China recorded in February its biggest trade deficit in over a decade (31.48 billion dollars), due to a surge of oil imports, according to figures reported by China Customs on Saturday.
Imports jumped 39.6% year on year to 145.96 billion dollars, while exports rose 18.4% to 114.47 billion dollars.
This is the biggest trade deficit ever recorded by China in a single month since 2000.
For the first two months of the year, China has a trade deficit of 4.25 billion.

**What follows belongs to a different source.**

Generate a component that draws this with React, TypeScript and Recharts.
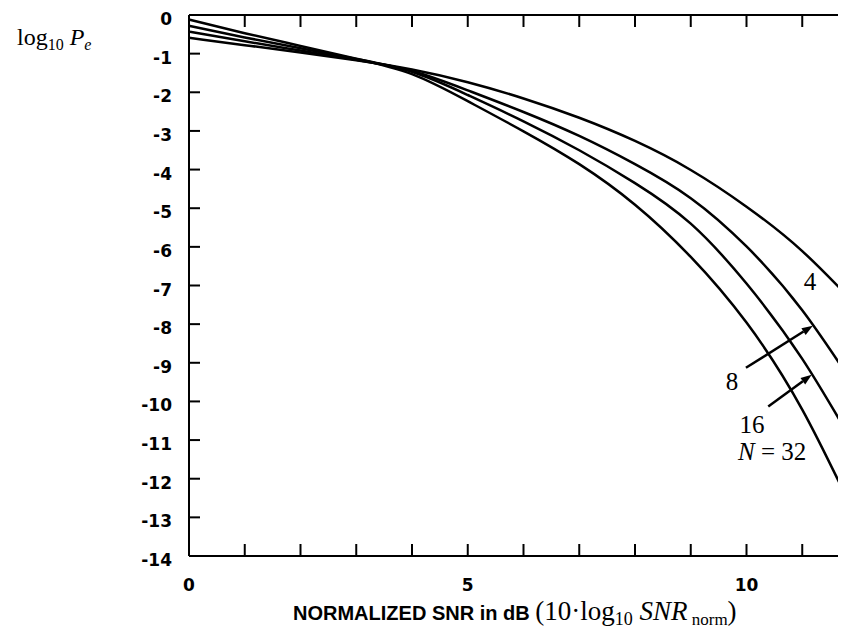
import { LineChart, Line, XAxis, YAxis, ReferenceDot, ReferenceLine } from "recharts";

// normalized SNR in dB
const snrDb = [0, 1, 2, 3, 4, 5, 6, 7, 8, 9, 10, 11, 12];
// log10 Pe for each N
const pe4 = [-0.59, -0.78, -0.97, -1.17, -1.41, -1.74, -2.16, -2.66, -3.26, -4.01, -4.96, -6.11, -7.56];
const pe8 = [-0.43, -0.68, -0.92, -1.16, -1.45, -1.95, -2.51, -3.13, -3.86, -4.74, -5.99, -7.64, -9.74];
const pe16 = [-0.28, -0.58, -0.86, -1.14, -1.47, -2.07, -2.75, -3.5, -4.35, -5.4, -6.95, -8.9, -11.3];
const pe32 = [-0.12, -0.47, -0.8, -1.13, -1.53, -2.23, -3.01, -3.86, -4.91, -6.26, -7.96, -10.21, -13.11];

const xLabelTicks = [0, 5, 10];
const xMinorTicks = [0, 1, 2, 3, 4, 5, 6, 7, 8, 9, 10, 11, 12];
const yTicks = [0, -1, -2, -3, -4, -5, -6, -7, -8, -9, -10, -11, -12, -13, -14];

const rows = snrDb.map((x, i) => ({ x, n4: pe4[i], n8: pe8[i], n16: pe16[i], n32: pe32[i] }));

const SANS = "'DejaVu Sans', sans-serif";
const SERIF = "'Liberation Serif', 'Times New Roman', serif";

// eslint-disable-next-line @typescript-eslint/no-explicit-any
const YTick = ({ x, y, payload }: any) => (
  <text x={x} y={y} dy={10} textAnchor="end" fontFamily={SANS} fontWeight="bold" fontSize={17} fill="#000">
    {payload.value}
  </text>
);

// eslint-disable-next-line @typescript-eslint/no-explicit-any
const XTick = ({ x, y, payload }: any) => (
  <text x={x} y={y} dy={12.5} textAnchor="middle" fontFamily={SANS} fontWeight="bold" fontSize={17} fill="#000">
    {payload.value}
  </text>
);

// tick lines only, no text
const NoTick = () => <g />;

// eslint-disable-next-line @typescript-eslint/no-explicit-any
const YTitle = ({ viewBox }: any) => (
  <text x={viewBox.x + 9} y={viewBox.y + 30} fontFamily={SERIF} fontSize={24} fill="#000">
    log
    <tspan fontSize={16} dy={5}>10</tspan>
    <tspan fontStyle="italic" dy={-5}>{" P"}</tspan>
    <tspan fontStyle="italic" fontSize={16} dy={5}>e</tspan>
  </text>
);

// eslint-disable-next-line @typescript-eslint/no-explicit-any
const XTitle = ({ viewBox }: any) => (
  <text x={viewBox.x + 104} y={viewBox.y + 64} fill="#000">
    <tspan fontFamily="'Liberation Sans', Arial, sans-serif" fontWeight="bold" fontSize={20}>NORMALIZED SNR in dB </tspan>
    <tspan fontFamily={SERIF} fontSize={27}>(10·log</tspan>
    <tspan fontFamily={SERIF} fontSize={18} dy={5}>10</tspan>
    <tspan fontFamily={SERIF} fontStyle="italic" fontSize={27} dy={-5}>{" SNR"}</tspan>
    <tspan fontFamily={SERIF} fontSize={17} dy={5}>{" norm"}</tspan>
    <tspan fontFamily={SERIF} fontSize={27} dy={-5}>)</tspan>
  </text>
);

// eslint-disable-next-line @typescript-eslint/no-explicit-any
const curveLabel = (text: string, italicN = false) => ({ viewBox }: any) => (
  <text x={viewBox.x} y={viewBox.y} dy={8} textAnchor="middle" fontFamily={SERIF} fontSize={25} fill="#000">
    {italicN && <tspan fontStyle="italic">N</tspan>}
    {text}
  </text>
);

// eslint-disable-next-line @typescript-eslint/no-explicit-any
const Arrow = (p: any) => {
  const { x1, y1, x2, y2 } = p;
  const len = Math.hypot(x2 - x1, y2 - y1) || 1;
  const ux = (x2 - x1) / len;
  const uy = (y2 - y1) / len;
  const bx = x2 - ux * 11;
  const by = y2 - uy * 11;
  const head = `${x2},${y2} ${bx - uy * 4},${by + ux * 4} ${bx + uy * 4},${by - ux * 4}`;
  return (
    <g>
      <line x1={x1} y1={y1} x2={bx} y2={by} stroke="#000" strokeWidth={2.5} />
      <polygon points={head} fill="#000" />
    </g>
  );
};

const tickStroke = { stroke: "#000", strokeWidth: 2 };

export default function App() {
  return (
    <div style={{ width: 838, height: 620, overflow: "hidden", background: "#fff" }}>
      <LineChart width={870} height={620} data={rows} margin={{ top: 7, right: 20, bottom: 0, left: 0 }}>
        <XAxis
          xAxisId="x"
          dataKey="x"
          type="number"
          domain={[0, 12]}
          ticks={xLabelTicks}
          interval={0}
          tickLine={false}
          tickSize={0}
          tickMargin={22}
          tick={<XTick />}
          height={72}
          axisLine={tickStroke}
          label={{ content: <XTitle /> }}
        />
        <XAxis xAxisId="xb" dataKey="x" type="number" domain={[0, 12]} ticks={xMinorTicks} interval={0}
          mirror tick={NoTick} tickSize={12} tickLine={tickStroke} axisLine={false} allowDataOverflow />
        <XAxis xAxisId="xt" orientation="top" dataKey="x" type="number" domain={[0, 12]} ticks={xMinorTicks} interval={0}
          mirror tick={NoTick} tickSize={12} tickLine={tickStroke} axisLine={tickStroke} allowDataOverflow />
        <YAxis
          yAxisId="y"
          type="number"
          domain={[-14, 0]}
          ticks={yTicks}
          interval={0}
          width={181}
          tickLine={false}
          tickSize={0}
          tickMargin={17}
          tick={<YTick />}
          axisLine={tickStroke}
          label={{ content: <YTitle /> }}
        />
        <YAxis yAxisId="yl" type="number" domain={[-14, 0]} ticks={yTicks} interval={0}
          mirror tick={NoTick} tickSize={11} tickLine={tickStroke} axisLine={false} allowDataOverflow />
        <YAxis yAxisId="yr" orientation="right" type="number" domain={[-14, 0]} ticks={yTicks} interval={0}
          mirror tick={NoTick} tickSize={13} tickLine={tickStroke} axisLine={tickStroke} allowDataOverflow />

        <Line xAxisId="x" yAxisId="y" type="natural" dataKey="n4" stroke="#000" strokeWidth={2.5} dot={false} isAnimationActive={false} />
        <Line xAxisId="x" yAxisId="y" type="natural" dataKey="n8" stroke="#000" strokeWidth={2.5} dot={false} isAnimationActive={false} />
        <Line xAxisId="x" yAxisId="y" type="natural" dataKey="n16" stroke="#000" strokeWidth={2.5} dot={false} isAnimationActive={false} />
        <Line xAxisId="x" yAxisId="y" type="natural" dataKey="n32" stroke="#000" strokeWidth={2.5} dot={false} isAnimationActive={false} />

        <ReferenceLine xAxisId="x" yAxisId="y" segment={[{ x: 9.99, y: -9.13 }, { x: 11.19, y: -8.04 }]} shape={Arrow} />
        <ReferenceLine xAxisId="x" yAxisId="y" segment={[{ x: 10.39, y: -10.13 }, { x: 11.17, y: -9.31 }]} shape={Arrow} />

        <ReferenceDot xAxisId="x" yAxisId="y" x={11.14} y={-6.9} r={0} label={{ content: curveLabel("4") }} />
        <ReferenceDot xAxisId="x" yAxisId="y" x={9.74} y={-9.49} r={0} label={{ content: curveLabel("8") }} />
        <ReferenceDot xAxisId="x" yAxisId="y" x={10.1} y={-10.6} r={0} label={{ content: curveLabel("16") }} />
        <ReferenceDot xAxisId="x" yAxisId="y" x={10.46} y={-11.3} r={0} label={{ content: curveLabel(" = 32", true) }} />
      </LineChart>
    </div>
  );
}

In January, it had a surplus, but the volume of China’s foreign trade had shrunk because of the impact of Chinese New Year celebrations.
The high level of imports is mainly due to oil imports, which hit last month to a record level of 23.64 million tonnes.
The deficit in February in addition to other economic indicators reflect a slowdown in the second world economy.
The growth of industrial production has dropped to its lowest level since July 2009.
“Overall, we see an acceleration of deteriorating economic conditions,” said Zhang Zhiwei (张智威), an economist at Nomura Securities agency.
“The slowdown occurs more rapidly than expected,” he said.
The record trade deficit could prompt Beijing to further relax its monetary policy to support economic activity, while Chinese exporters are suffering from the impact of the debt crisis in Europe and weak economic growth in the U.S. .
In this context, the objective of foreign trade growth for 2012 was reduced to 10% while in 2011, exports rose by 20.3% and imports by 24.9%.